You, the great homesickness we could never shake off.
You, the forest that always surrounded us.
“The great homesickness we could never shake off.” That’s one of the best names for God I’ve ever encountered. Homesickness cannot be cured by anything other than the presence of what you are homesick for. Sure, I was able to cope at camp and sort of enjoy myself at times, but there was always a gnawing emptiness, a low-grade disturbance, that I knew would not leave until I saw my parents’ car driving through the front gates of camp on Saturday morning. I never made the connection until I read the lines from Rilke, but the Psalmist is homesick when he writes:
As the deer pants for the water brooks,
So pants my soul for You, O God.
My soul thirsts for God, for the living God.
When shall I come and appear before God?
And Rilke gets it exactly right in another poem when he writes:
I am orphaned
each time the sun goes down.
I can feel cast out from everything.
That’s when I want you—
you knower of my emptiness,
you unspeaking partner to my sorrow—
that’s when I need you, God, like food.
Just as there were some campers who weren’t homesick for their mothers, I suppose there are some people who don’t thirst for God. But I do.
I recall the Holy Week services at St. John’s Abbey during my sabbatical over a decade ago in Collegeville, MN. The Abbott’s Palm Sunday homily focused not on Judas, or on the donkey, or the Pharisees, or Pilate, or Peter’s denial, but on the first event in Mark’s telling of the Passion story—the woman who pours the costly oil on Jesus’ feet.

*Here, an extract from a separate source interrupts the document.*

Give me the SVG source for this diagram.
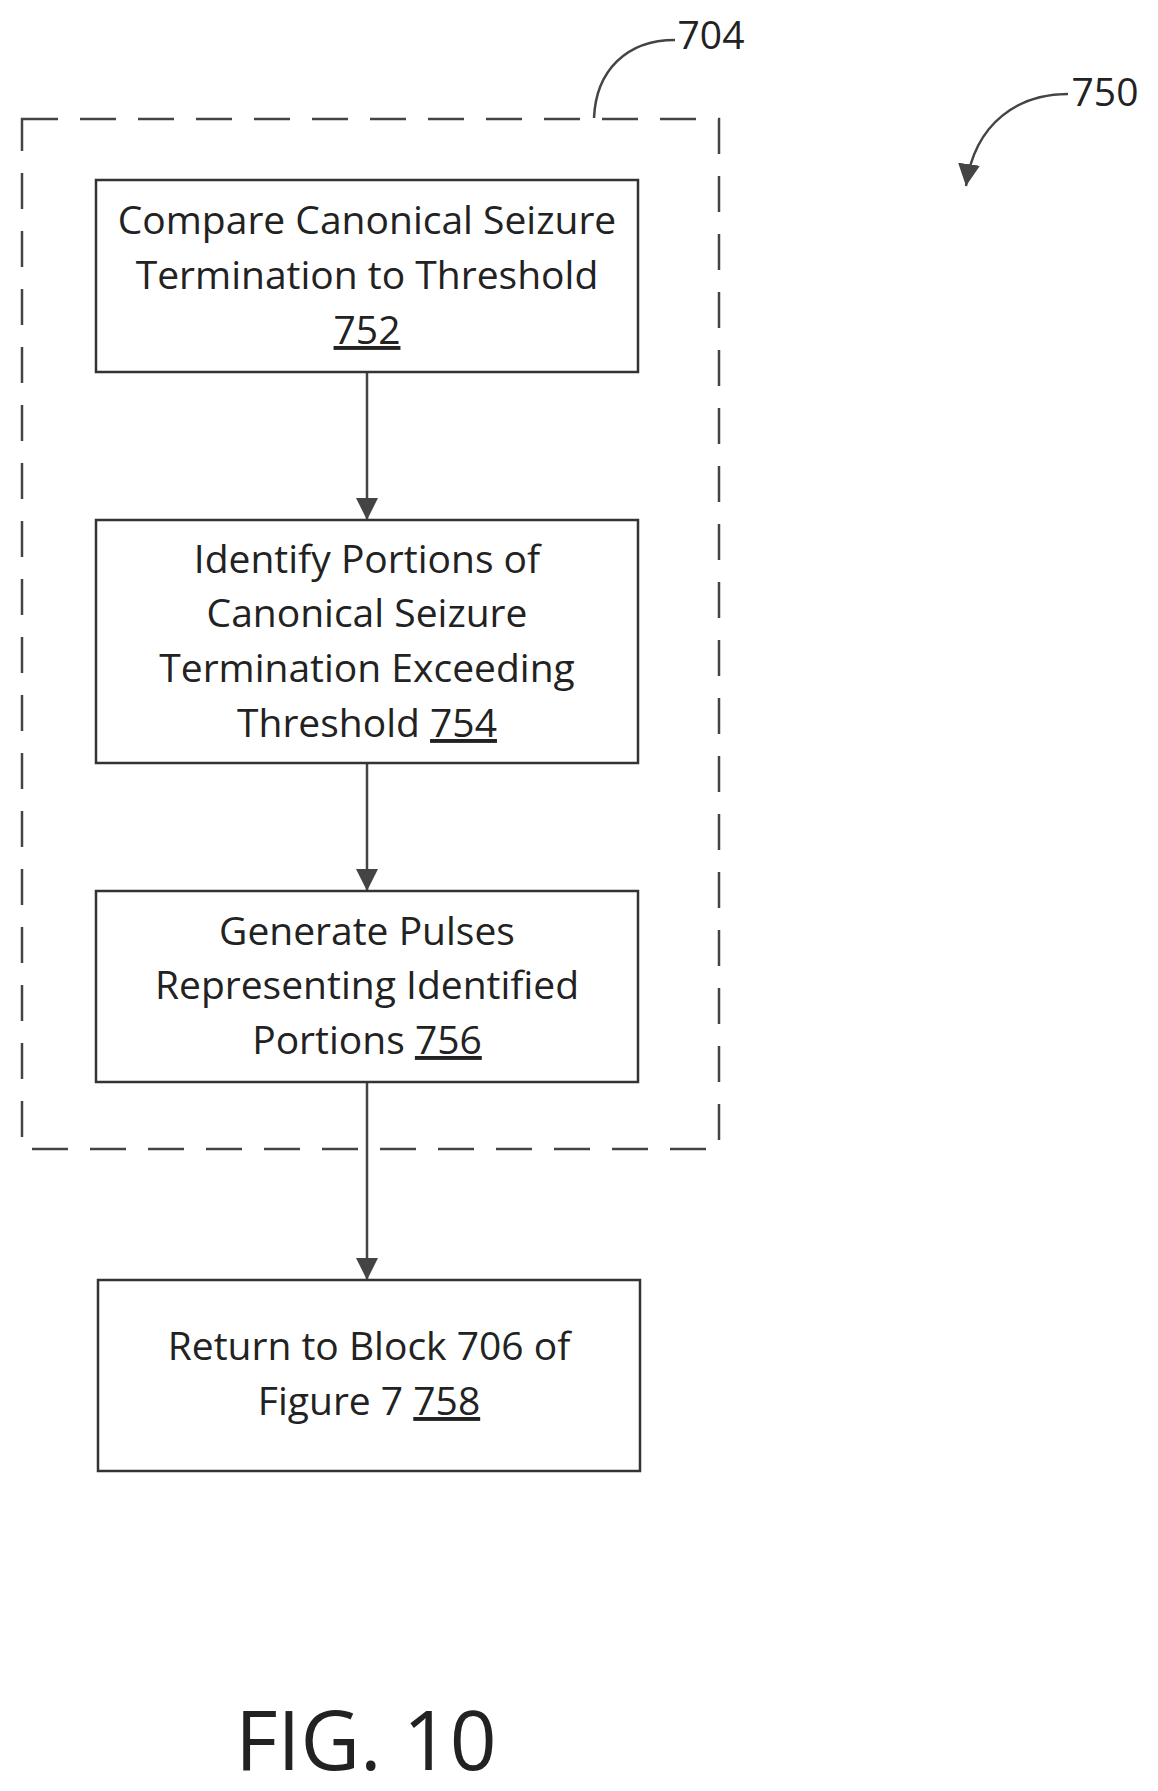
<svg xmlns="http://www.w3.org/2000/svg" width="1158" height="1791" viewBox="0 0 1158 1791">
<style>
.b{fill:#fff;stroke:#333;stroke-width:2.5}
.t{font-family:"Open Sans","Liberation Sans",sans-serif;font-size:39px;fill:#222;text-anchor:middle}
.c{stroke:#444;stroke-width:2.5;fill:none}
.u{text-decoration:underline}
</style>
<defs><marker id="A" viewBox="0 0 10 10" refX="10" refY="5" markerWidth="22" markerHeight="22" orient="auto" markerUnits="userSpaceOnUse"><path d="M0,0L10,5L0,10z" fill="#444"/></marker></defs>
<rect width="1158" height="1791" fill="#fff"/>
<rect x="22" y="119" width="697" height="1030" fill="none" stroke="#444" stroke-width="2.5" stroke-dasharray="36,22"/>
<g id="connectors">
<path class="c" d="M367,372V520" marker-end="url(#A)"/>
<path class="c" d="M367,763V891" marker-end="url(#A)"/>
<path class="c" d="M367,1082V1280" marker-end="url(#A)"/>
<path class="c" d="M594,118C596,71 626,40 675,40"/>
<path class="c" d="M1068,94C1020,94 975,121 966,186" marker-end="url(#A)"/>
</g>
<g id="n752"><rect class="b" x="96" y="180" width="542" height="192"/>
<text class="t" x="367" y="234">Compare Canonical Seizure</text>
<text class="t" x="367" y="289">Termination to Threshold</text>
<text class="t u" x="367" y="344">752</text></g>
<g id="n754"><rect class="b" x="96" y="520" width="542" height="243"/>
<text class="t" x="367" y="573">Identify Portions of</text>
<text class="t" x="367" y="627">Canonical Seizure</text>
<text class="t" x="367" y="682">Termination Exceeding</text>
<text class="t" x="367" y="737">Threshold  <tspan class="u">754</tspan></text></g>
<g id="n756"><rect class="b" x="96" y="891" width="542" height="191"/>
<text class="t" x="367" y="945">Generate Pulses</text>
<text class="t" x="367" y="999">Representing Identified</text>
<text class="t" x="367" y="1054">Portions <tspan class="u">756</tspan></text></g>
<g id="n758"><rect class="b" x="98" y="1280" width="542" height="191"/>
<text class="t" x="369" y="1360">Return to Block 706 of</text>
<text class="t" x="369" y="1415">Figure 7 <tspan class="u">758</tspan></text></g>
<text class="t" x="711" y="49">704</text>
<text class="t" x="1105" y="106">750</text>
<text class="t" x="366" y="1770" style="font-size:82px">FIG. 10</text>
</svg>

The Abbott was trained as a chemist, so he spent a few minutes describing just why nard, a precious oil squeezed from the roots of the spikenard plant which grows only at the foot of the Himalayas, and alabaster, the translucent stone from which the broken flask containing the nard was made, were so expensive. Not surprisingly, the disciples and others are appalled at the waste—the oil and the flask could have been sold for more than a laborer’s yearly wage. A lot of poor people could have been helped.
And they are right. But the woman knows something the onlookers don’t know. She recognizes Jesus in a way that others who had spent months and even years with him don’t. The Gospels tell us that the disciples were often confused about who Jesus was. But by anointing Jesus, the woman is saying “I recognize you. I know you who you are. I’ve been homesick for you my whole life, and I’ve found you. I’m home.”
I yearn to belong to something, to be contained
in an all-embracing love that sees me
as a single thing.
I yearn to be held in the great hands of your heart—
oh let them take me now.
Into them I place these fragments, my life,
and you, God—spend them however you want.